§ REQUIREMENT: Pictures are to be left out. Copy exactly the lines from the one containing "What matplotlib code" to the one containing "import numpy as np", both ends kept.

Records with drawing code:
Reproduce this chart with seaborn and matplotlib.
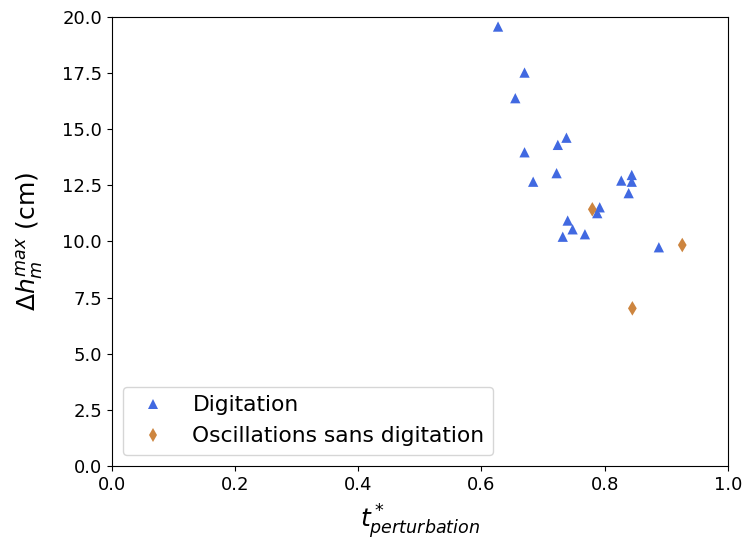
import pandas as pd
import seaborn as sns
import matplotlib
matplotlib.use("Agg")
import matplotlib.pyplot as plt

# Digitation points
dig_t = [0.627, 0.670, 0.655, 0.738, 0.724, 0.670, 0.722, 0.684, 0.827, 0.844,
         0.844, 0.839, 0.792, 0.788, 0.740, 0.748, 0.768, 0.732, 0.888]
dig_h = [19.57, 17.52, 16.38, 14.62, 14.30, 13.97, 13.04, 12.66, 12.71, 12.96,
         12.66, 12.15, 11.52, 11.26, 10.93, 10.54, 10.32, 10.21, 9.74]

# Oscillations without digitation
osc_t = [0.780, 0.926, 0.845]
osc_h = [11.43, 9.84, 7.02]

labels = ["Digitation", "Oscillations sans digitation"]

df = pd.DataFrame({
    "t": dig_t + osc_t,
    "h": dig_h + osc_h,
    "type": [labels[0]] * len(dig_t) + [labels[1]] * len(osc_t),
})

fig = plt.figure(figsize=(7.45, 5.45), dpi=100)
ax = fig.add_axes([0.150, 0.145, 0.827, 0.824])

sns.scatterplot(
    data=df, x="t", y="h", hue="type", style="type",
    palette={labels[0]: "royalblue", labels[1]: "peru"},
    markers={labels[0]: "^", labels[1]: "d"},
    s=55, linewidth=0, ax=ax,
)

ax.set_xlim(0, 1.0)
ax.set_ylim(0, 20.0)
ax.set_xticks([0.0, 0.2, 0.4, 0.6, 0.8, 1.0])
ax.set_yticks([0.0, 2.5, 5.0, 7.5, 10.0, 12.5, 15.0, 17.5, 20.0])
ax.set_xticklabels(["0.0", "0.2", "0.4", "0.6", "0.8", "1.0"])
ax.set_yticklabels(["0.0", "2.5", "5.0", "7.5", "10.0", "12.5", "15.0", "17.5", "20.0"])
ax.tick_params(labelsize=13)
ax.set_xlabel(r"$t^*_{perturbation}$", fontsize=18, labelpad=6)
ax.set_ylabel(r"$\Delta h_m^{max}$ (cm)", fontsize=18, labelpad=12)

leg = ax.legend(loc="lower left", fontsize=15.7, title=None, markerscale=1.0)

fig.savefig("out.png", dpi=100)
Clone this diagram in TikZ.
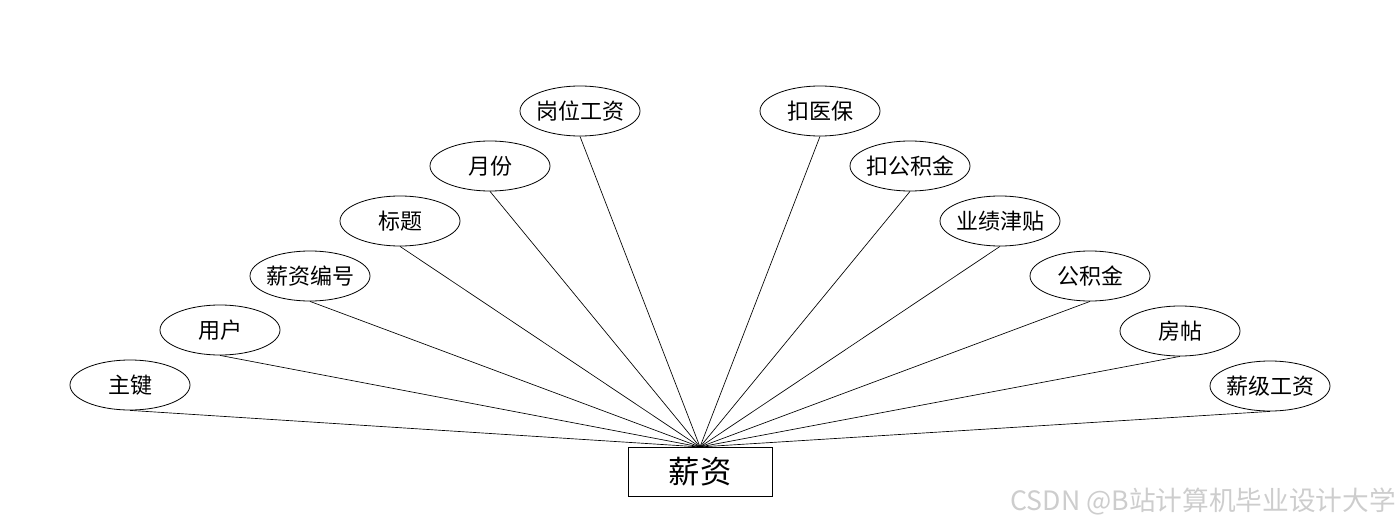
\documentclass[tikz,border=0pt]{standalone}
\usepackage{fontspec}
\usepackage{tikz}
\usetikzlibrary{shapes.geometric, positioning}
\newfontfamily\cjk{Noto Sans CJK SC}
\definecolor{mark}{RGB}{205,205,205}

\begin{document}
\begin{tikzpicture}[
    x=0.75pt, y=-0.75pt,
    attr/.style={ellipse, draw, line width=0.6pt, minimum width=90pt, minimum height=37.5pt, inner xsep=-4pt, inner ysep=0pt, font=\cjk\fontsize{16.5}{17}\selectfont},
    entity/.style={rectangle, draw, line width=0.6pt, minimum width=108pt, minimum height=37pt, inner sep=0pt, font=\cjk\fontsize{23.5}{24}\selectfont},
    link/.style={line width=0.5pt},
]
\useasboundingbox (0,0) rectangle (1400,528);
\node[entity] (xinzi)    at (700,472) {薪资};
% left side
\node[attr] (zhujian)    at (130,385) {主键};
\node[attr] (yonghu)     at (220,330) {用户};
\node[attr] (bianhao)    at (310,276) {薪资编号};
\node[attr] (biaoti)     at (400,221) {标题};
\node[attr] (yuefen)     at (490,166) {月份};
\node[attr] (gangwei)    at (580,111) {岗位工资};
% right side
\node[attr] (yibao)      at (820,111) {扣医保};
\node[attr] (kougjj)     at (910,166) {扣公积金};
\node[attr] (jintie)     at (1000,221) {业绩津贴};
\node[attr] (gjj)        at (1090,276) {公积金};
\node[attr] (fangtie)    at (1180,331) {房帖};
\node[attr] (xinji)      at (1270,386) {薪级工资};
\foreach \a in {zhujian, yonghu, bianhao, biaoti, yuefen, gangwei, yibao, kougjj, jintie, gjj, fangtie, xinji}
    \draw[link] (\a.south) -- (xinzi.north);
\node[anchor=east, text=mark, inner sep=0pt, font=\cjk\fontsize{20}{21}\selectfont] (wm) at (1396,501) {CSDN @B站计算机毕业设计大学};
\end{tikzpicture}
\end{document}
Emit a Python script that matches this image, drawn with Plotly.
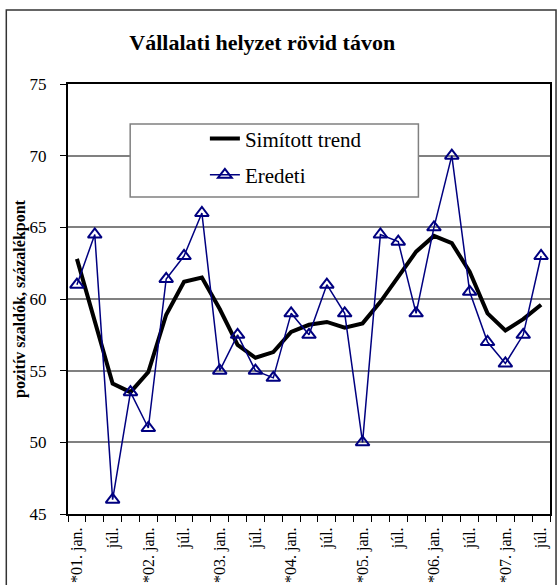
import plotly.graph_objects as go

# Negyedéves adatok, 2001 I. n.év - 2007 III. n.év
quarters = list(range(27))
tick_labels = ["*01. jan.", "júl.", "*02. jan.", "júl.", "*03. jan.", "júl.",
               "*04. jan.", "júl.", "*05. jan.", "júl.", "*06. jan.", "júl.",
               "*07. jan.", "júl."]
eredeti = [61.0, 64.5, 46.0, 53.5, 51.0, 61.4, 63.0, 66.0, 55.0, 57.5, 55.0, 54.5, 59.0, 57.5,
           61.0, 59.0, 50.0, 64.5, 64.0, 59.0, 65.0, 70.0, 60.5, 57.0, 55.5, 57.5, 63.0]
trend = [62.8, 58.5, 54.1, 53.5, 54.9, 58.9, 61.2, 61.5, 59.3, 56.8, 55.9, 56.3, 57.7, 58.2,
         58.4, 58.0, 58.3, 59.8, 61.6, 63.3, 64.4, 63.9, 61.9, 59.0, 57.8, 58.6, 59.6]

serif = "'Liberation Serif', 'Times New Roman', 'DejaVu Serif', serif"

fig = go.Figure()
fig.add_trace(go.Scatter(x=quarters, y=trend, name="Simított trend", mode="lines",
                         line=dict(color="black", width=4), legendgroup="a"))
fig.add_trace(go.Scatter(x=quarters, y=eredeti, name="Eredeti", mode="lines+markers",
                         line=dict(color="#000080", width=1.5), legendgroup="b",
                         marker=dict(symbol="triangle-up-open", size=12, color="#000080",
                                     line=dict(width=2, color="#000080"))))

# legend frame and outer chart frame
fig.add_shape(type="rect", xref="paper", yref="paper", x0=0.129, x1=0.727, y0=0.737, y1=0.907,
              fillcolor="white", line=dict(color="#808080", width=1.5), layer="above")
fig.add_shape(type="rect", xref="paper", yref="paper", x0=-0.128, x1=1.0125, y0=-0.2, y1=1.172,
              fillcolor="rgba(0,0,0,0)", line=dict(color="#333333", width=1.5), layer="above")

fig.update_layout(
    width=558, height=585,
    margin=dict(l=68, r=8, t=84, b=71, autoexpand=False),
    paper_bgcolor="white", plot_bgcolor="white",
    font=dict(family=serif, color="black"),
    title=dict(text="<b>Vállalati helyzet rövid távon</b>", font=dict(size=22, family=serif),
               xref="container", x=0.47, xanchor="center", yref="container", y=0.928, yanchor="middle"),
    showlegend=True,
    legend=dict(x=0.284, y=0.92, xanchor="left", yanchor="top", bgcolor="rgba(0,0,0,0)",
                font=dict(size=21, family=serif), tracegroupgap=6, itemwidth=30),
)
fig.update_xaxes(range=[-0.5, 26.5], tickmode="array", tickvals=quarters[::2], ticktext=tick_labels,
                 tickangle=-90, tickfont=dict(size=16), ticks="", ticklabelstandoff=5,
                 minor=dict(tickmode="array", tickvals=[q - 0.5 for q in quarters] + [26.5],
                            ticks="outside", ticklen=6, tickcolor="black", showgrid=False),
                 showline=True, linecolor="black", linewidth=2, mirror=True, showgrid=False,
                 zeroline=False, automargin=False)
fig.update_yaxes(range=[45, 75], dtick=5, ticks="outside", ticklen=6, tickcolor="black",
                 tickfont=dict(size=17), ticklabelstandoff=10,
                 title=dict(text="<b>pozitív szaldók, százalékpont</b>", font=dict(size=16), standoff=0),
                 showline=True, linecolor="black", linewidth=2, mirror=True, automargin=False,
                 showgrid=True, gridcolor="#808080", gridwidth=1.5, zeroline=False)

fig.write_html("out.html", config={"displayModeBar": False},
               post_script="document.body.style.margin='0';")
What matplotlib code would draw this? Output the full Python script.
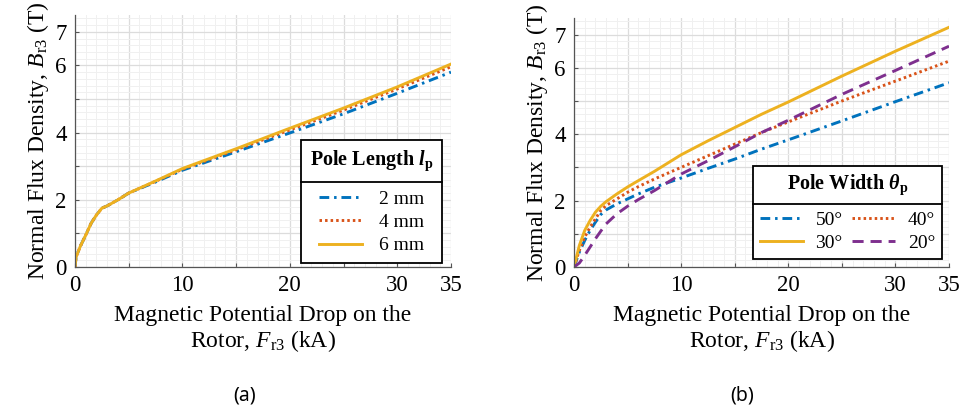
import matplotlib
matplotlib.use("Agg")
import matplotlib.pyplot as plt
from matplotlib.ticker import MultipleLocator, FixedLocator
from matplotlib.lines import Line2D
import numpy as np

plt.rcParams['font.family'] = ['Liberation Serif', 'DejaVu Serif']
plt.rcParams['mathtext.fontset'] = 'custom'
plt.rcParams['mathtext.rm'] = 'Liberation Serif'
plt.rcParams['mathtext.it'] = 'Liberation Serif:italic'
plt.rcParams['mathtext.bf'] = 'Liberation Serif:bold'
plt.rcParams['mathtext.bfit'] = 'Liberation Serif:bold:italic'
plt.rcParams['lines.scale_dashes'] = False

# ---------------- data ----------------
# (a) Pole length
xa = [0, 0.1, 0.5, 1, 1.5, 2, 2.5, 3, 4, 5, 7.5, 10, 15, 20, 25, 30, 35]
ya_2mm = [0, 0.3, 0.62, 0.95, 1.3, 1.55, 1.75, 1.82, 2.0, 2.2, 2.53, 2.88, 3.43, 3.99, 4.56, 5.17, 5.8]
ya_4mm = [0, 0.3, 0.62, 0.95, 1.3, 1.55, 1.75, 1.82, 2.0, 2.2, 2.55, 2.91, 3.49, 4.08, 4.67, 5.3, 5.96]
ya_6mm = [0, 0.3, 0.62, 0.95, 1.3, 1.55, 1.75, 1.82, 2.0, 2.2, 2.56, 2.93, 3.52, 4.13, 4.73, 5.36, 6.04]
labels_a = ['2 mm', '4 mm', '6 mm']

# (b) Pole width
xb = [0, 0.5, 1, 1.5, 2, 2.5, 3, 4, 5, 6, 7.5, 10, 12.5, 15, 17.5, 20, 25, 30, 35]
yb_50 = [0, 0.45, 0.8, 1.1, 1.35, 1.58, 1.72, 1.9, 2.05, 2.2, 2.4, 2.68, 2.97, 3.25, 3.55, 3.83, 4.4, 4.98, 5.55]
yb_40 = [0, 0.5, 0.9, 1.2, 1.45, 1.7, 1.85, 2.05, 2.25, 2.42, 2.65, 3.0, 3.35, 3.7, 4.05, 4.37, 5.0, 5.6, 6.2]
yb_30 = [0, 0.65, 1.1, 1.4, 1.65, 1.83, 1.97, 2.2, 2.41, 2.6, 2.88, 3.38, 3.8, 4.2, 4.6, 4.97, 5.75, 6.5, 7.22]
yb_20 = [0, 0.12, 0.35, 0.6, 0.85, 1.08, 1.3, 1.6, 1.83, 2.03, 2.3, 2.8, 3.2, 3.62, 4.05, 4.42, 5.2, 5.92, 6.65]
labels_b = ['50°', '40°', '30°', '20°']

xticks = [0, 5, 10, 15, 20, 25, 30, 35]
xticklabels = ['0', '', '10', '', '20', '', '30', '35']
yticks = [0, 1, 2, 3, 4, 5, 6, 7]
yticklabels = ['0', '', '2', '', '4', '', '6', '7']

BLUE = '#0072BD'
RED = '#D95319'
YEL = '#EDB120'
PUR = '#7E2F8E'
LW = 2.1
DASHDOT = (0, (7, 3.5, 1.8, 3.5))
DOT = (0, (1.8, 2.2))
DASH = (0, (8, 5))

fig = plt.figure(figsize=(9.64, 4.09), dpi=100)
axA = fig.add_axes([75/964, 1-267/409, 376/964, 252/409])
axB = fig.add_axes([574/964, 1-267/409, 375/964, 249/409])


def style(ax):
    ax.set_xlim(0, 35)
    ax.set_ylim(0, 7.5)
    ax.xaxis.set_major_locator(FixedLocator(xticks))
    ax.set_xticklabels(xticklabels)
    ax.yaxis.set_major_locator(FixedLocator(yticks))
    ax.set_yticklabels(yticklabels)
    ax.xaxis.set_minor_locator(MultipleLocator(1))
    ax.yaxis.set_minor_locator(MultipleLocator(0.2))
    ax.grid(which='major', color='#dcdcdc', lw=0.9)
    ax.grid(which='minor', color='#f0f0f0', lw=0.7)
    ax.set_axisbelow(True)
    for s in ['top', 'right']:
        ax.spines[s].set_visible(False)
    for s in ['left', 'bottom']:
        ax.spines[s].set_color('#555555')
        ax.spines[s].set_linewidth(0.9)
    ax.tick_params(which='major', direction='in', length=3, width=0.8,
                   color='#555555', labelsize=16.5, pad=6)
    ax.tick_params(which='minor', length=0)
    ax.set_xlabel('Magnetic Potential Drop on the\nRotor, $F_{\\mathrm{r3}}$ (kA)',
                  fontsize=17, labelpad=6, linespacing=1.15)
    ax.set_ylabel('Normal Flux Density, $B_{\\mathrm{r3}}$ (T)', fontsize=17, labelpad=3)


style(axA)
style(axB)

# (a)
axA.plot(xa, ya_2mm, color=BLUE, lw=LW, ls=DASHDOT, label=labels_a[0])
axA.plot(xa, ya_4mm, color=RED, lw=LW, ls=DOT, label=labels_a[1])
axA.plot(xa, ya_6mm, color=YEL, lw=LW, ls='-', label=labels_a[2])

# (b)
l50, = axB.plot(xb, yb_50, color=BLUE, lw=LW, ls=DASHDOT, label=labels_b[0])
l40, = axB.plot(xb, yb_40, color=RED, lw=LW, ls=DOT, label=labels_b[1])
l30, = axB.plot(xb, yb_30, color=YEL, lw=LW, ls='-', label=labels_b[2])
l20, = axB.plot(xb, yb_20, color=PUR, lw=LW, ls=DASH, label=labels_b[3])

legA = axA.legend(title='Pole Length $\\mathbfit{l}_{\\mathbf{p}}$',
                  loc='upper right', bbox_to_anchor=(442/964, 1-140/409),
                  bbox_transform=fig.transFigure,
                  fontsize=14, title_fontproperties={'weight': 'bold', 'size': 14.5},
                  fancybox=False, edgecolor='black', framealpha=1,
                  handlelength=2.2, handletextpad=0.9, borderpad=0.45,
                  labelspacing=0.3, borderaxespad=0)
legA.get_frame().set_linewidth(1.3)
legA._legend_box.sep = 12

legB = axB.legend([l50, l30, l40, l20], [labels_b[0], labels_b[2], labels_b[1], labels_b[3]],
                  title='Pole Width $\\mathbfit{\\theta}_{\\mathbf{p}}$', ncol=2,
                  loc='upper right', bbox_to_anchor=(942/964, 1-166/409),
                  bbox_transform=fig.transFigure,
                  fontsize=14, title_fontproperties={'weight': 'bold', 'size': 14.5},
                  fancybox=False, edgecolor='black', framealpha=1,
                  handlelength=2.2, handletextpad=0.65, columnspacing=0.5,
                  borderpad=0.35, labelspacing=0.3, borderaxespad=0)
legB.get_frame().set_linewidth(1.3)
legB._legend_box.sep = 10

fig.text(245/964, 1-395/409, '(a)', fontsize=14, family=['Noto Sans', 'DejaVu Sans'],
         ha='center', va='center')
fig.text(742/964, 1-395/409, '(b)', fontsize=14, family=['Noto Sans', 'DejaVu Sans'],
         ha='center', va='center')

# separator line between legend title and entries
fig.canvas.draw()
r = fig.canvas.get_renderer()
inv = fig.transFigure.inverted()
for leg in (legA, legB):
    fb = leg.get_frame().get_window_extent(r)
    tb = leg.get_title().get_window_extent(r)
    hb = leg._legend_handle_box.get_window_extent(r)
    ysep = 0.5 * (tb.y0 + hb.y1)
    (x0, y0), (x1, _) = inv.transform([(fb.x0, ysep), (fb.x1, ysep)])
    fig.add_artist(Line2D([x0, x1], [y0, y0], transform=fig.transFigure,
                          color='black', lw=1.3, zorder=10))

fig.savefig('out.png', dpi=100)
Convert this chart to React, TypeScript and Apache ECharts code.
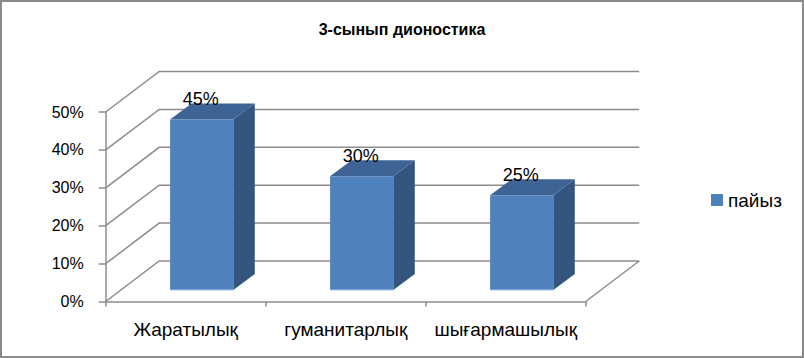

§ FINAL RESULT:
What matplotlib code would draw this? Output the full Python script.
import matplotlib
matplotlib.use("Agg")
import matplotlib.pyplot as plt
from matplotlib.ticker import MultipleLocator, FixedLocator
from matplotlib.lines import Line2D
import numpy as np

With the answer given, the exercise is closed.